We do not ignore the many circumstances urged in argument for defendant, particularly the silent testimony of the ties and crossing planks. What are said to be the relatively slight scars *Page 335 
left on them were for the jury's weighing. Some of them were indented more deeply than others. Many of the hardwood rail braces were crushed. The extent to which the ballast protected the ties from the flanges of the derailed wheels is a circumstance not to be measured here. That and other like considerations of circumstance must be left where the jury left them.
The law has no exact criteria wherewith to measure the conduct of engineer McGowan — a tried man of much experience — in the emergency disclosed by this case. On such an issue the law invokes the standard set by the behavior of ordinarily prudent men in the same or similar circumstances.
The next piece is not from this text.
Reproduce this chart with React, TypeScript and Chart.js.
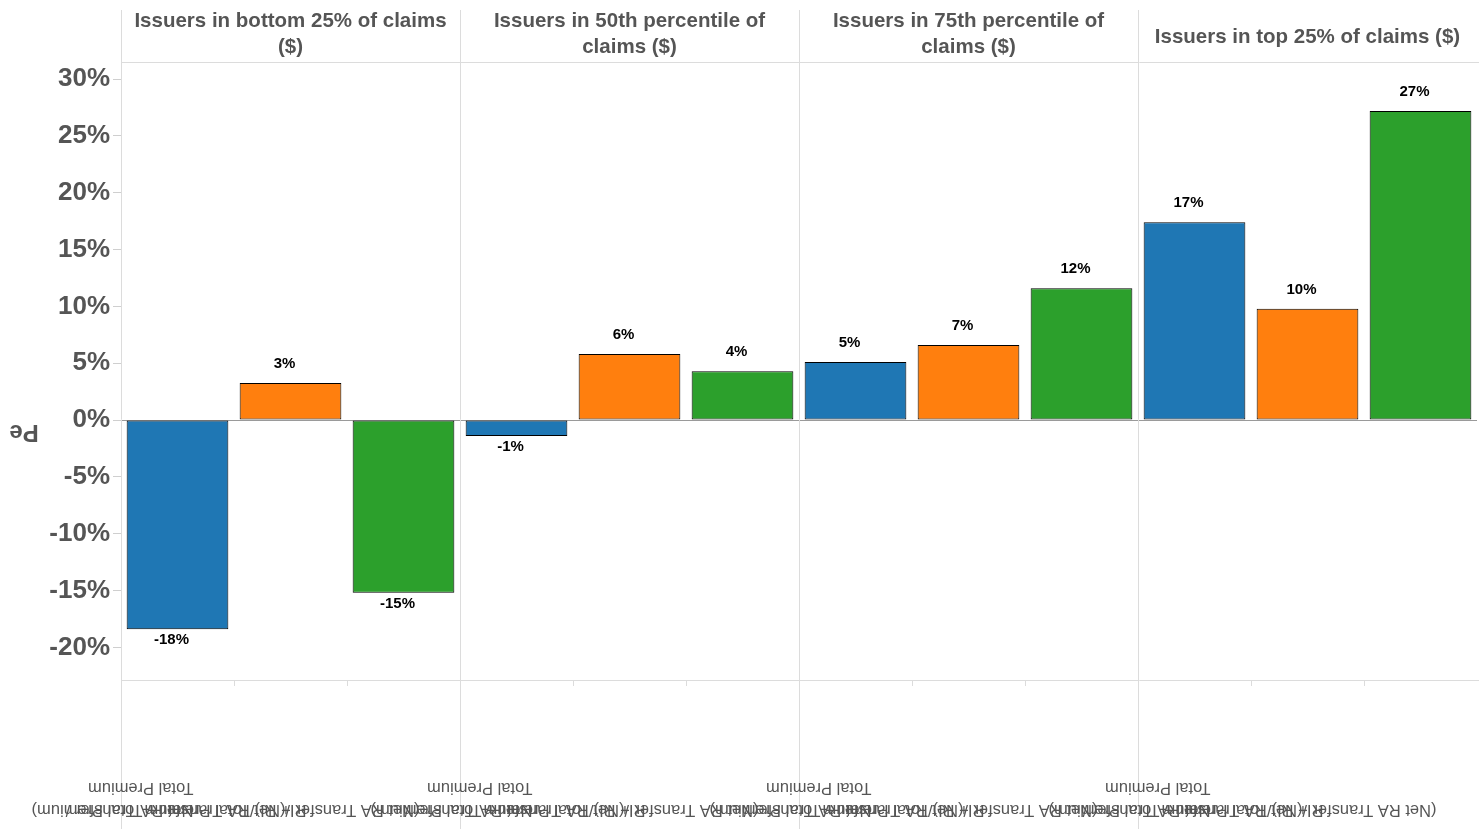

That standard must be applied in the first instance by the trier of fact, in this case the jury. It is a matter of common knowledge that one constantly intimate with a running machine, particularly if he be the operator and charged with the responsibility for its correct functioning, develops an acute sensitiveness to sounds or movements symptomatic of abnormal functioning. To such a person a change of the machine's rhythm or in its vibration or lack of it, so slight as to be unnoticed by a stranger, may and frequently does signify serious malfunctioning and occasionally imminent and great danger. Of such elements is made the general experience of jurors, to which the law perforce appeals. Their judgment prevails if there is in the evidence a reasonable basis for it. They judge not only of the credibility of testimony, but also of the inferences to be drawn from established facts. Wherever the evidence furnishes a reasonable basis for the inferences so drawn and essential to sustain a verdict, it must stand. This, we conclude, is such a case.